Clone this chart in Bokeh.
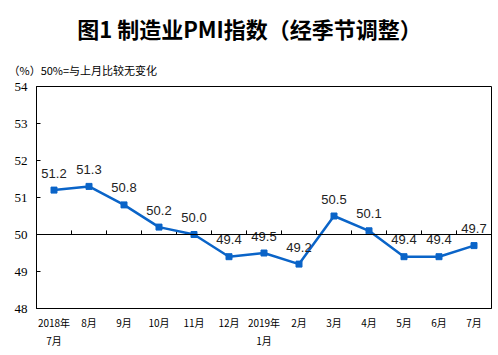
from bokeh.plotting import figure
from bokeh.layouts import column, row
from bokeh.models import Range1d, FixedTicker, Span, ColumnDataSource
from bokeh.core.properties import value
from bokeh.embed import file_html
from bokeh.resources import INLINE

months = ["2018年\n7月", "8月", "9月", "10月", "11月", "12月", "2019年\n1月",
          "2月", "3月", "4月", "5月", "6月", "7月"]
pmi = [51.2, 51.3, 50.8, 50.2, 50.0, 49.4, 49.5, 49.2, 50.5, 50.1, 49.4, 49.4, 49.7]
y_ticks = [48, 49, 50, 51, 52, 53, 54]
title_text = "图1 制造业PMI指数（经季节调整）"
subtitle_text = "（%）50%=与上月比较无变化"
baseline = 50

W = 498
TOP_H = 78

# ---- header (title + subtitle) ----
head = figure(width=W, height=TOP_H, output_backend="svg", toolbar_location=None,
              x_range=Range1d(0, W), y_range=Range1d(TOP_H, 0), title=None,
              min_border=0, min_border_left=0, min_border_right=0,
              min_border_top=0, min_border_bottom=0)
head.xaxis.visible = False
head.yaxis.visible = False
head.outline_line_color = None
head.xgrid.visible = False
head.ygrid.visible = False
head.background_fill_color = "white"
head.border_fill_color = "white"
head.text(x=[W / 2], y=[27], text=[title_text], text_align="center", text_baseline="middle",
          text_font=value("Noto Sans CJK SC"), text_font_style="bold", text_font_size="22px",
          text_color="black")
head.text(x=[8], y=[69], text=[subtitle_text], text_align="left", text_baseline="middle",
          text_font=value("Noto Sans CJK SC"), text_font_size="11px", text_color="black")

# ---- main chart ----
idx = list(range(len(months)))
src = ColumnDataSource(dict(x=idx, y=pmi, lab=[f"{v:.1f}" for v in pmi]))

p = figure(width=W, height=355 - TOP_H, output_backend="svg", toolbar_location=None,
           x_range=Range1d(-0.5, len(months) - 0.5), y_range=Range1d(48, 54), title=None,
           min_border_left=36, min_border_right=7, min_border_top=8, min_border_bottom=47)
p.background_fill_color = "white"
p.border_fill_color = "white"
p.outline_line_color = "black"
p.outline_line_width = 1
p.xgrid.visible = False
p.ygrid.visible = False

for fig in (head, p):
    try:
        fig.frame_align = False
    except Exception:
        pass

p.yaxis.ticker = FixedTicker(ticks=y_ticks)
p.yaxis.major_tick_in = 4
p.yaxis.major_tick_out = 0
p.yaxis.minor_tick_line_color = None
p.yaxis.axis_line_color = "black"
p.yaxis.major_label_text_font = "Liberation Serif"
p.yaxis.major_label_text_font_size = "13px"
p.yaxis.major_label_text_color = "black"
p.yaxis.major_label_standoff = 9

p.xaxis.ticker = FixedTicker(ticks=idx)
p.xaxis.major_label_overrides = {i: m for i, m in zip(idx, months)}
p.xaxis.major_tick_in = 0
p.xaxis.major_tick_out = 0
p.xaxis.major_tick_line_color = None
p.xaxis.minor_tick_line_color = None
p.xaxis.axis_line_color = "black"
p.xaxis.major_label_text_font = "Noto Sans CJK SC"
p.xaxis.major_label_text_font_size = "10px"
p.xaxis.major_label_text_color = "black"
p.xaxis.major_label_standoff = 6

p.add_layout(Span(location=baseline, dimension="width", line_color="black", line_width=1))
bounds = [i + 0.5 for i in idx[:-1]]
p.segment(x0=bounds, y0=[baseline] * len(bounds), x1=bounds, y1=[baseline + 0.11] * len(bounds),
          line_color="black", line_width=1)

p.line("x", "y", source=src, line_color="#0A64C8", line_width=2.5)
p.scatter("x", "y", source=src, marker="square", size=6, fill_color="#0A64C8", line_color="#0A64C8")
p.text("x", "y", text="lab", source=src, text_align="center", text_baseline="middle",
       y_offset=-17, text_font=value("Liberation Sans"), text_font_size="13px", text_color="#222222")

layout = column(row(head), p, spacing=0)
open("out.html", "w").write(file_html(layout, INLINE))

• Do this:
Report every line containing the word "chart" from the listing above.

• Response for this exercise:
Clone this chart in Bokeh.
# ---- main chart ----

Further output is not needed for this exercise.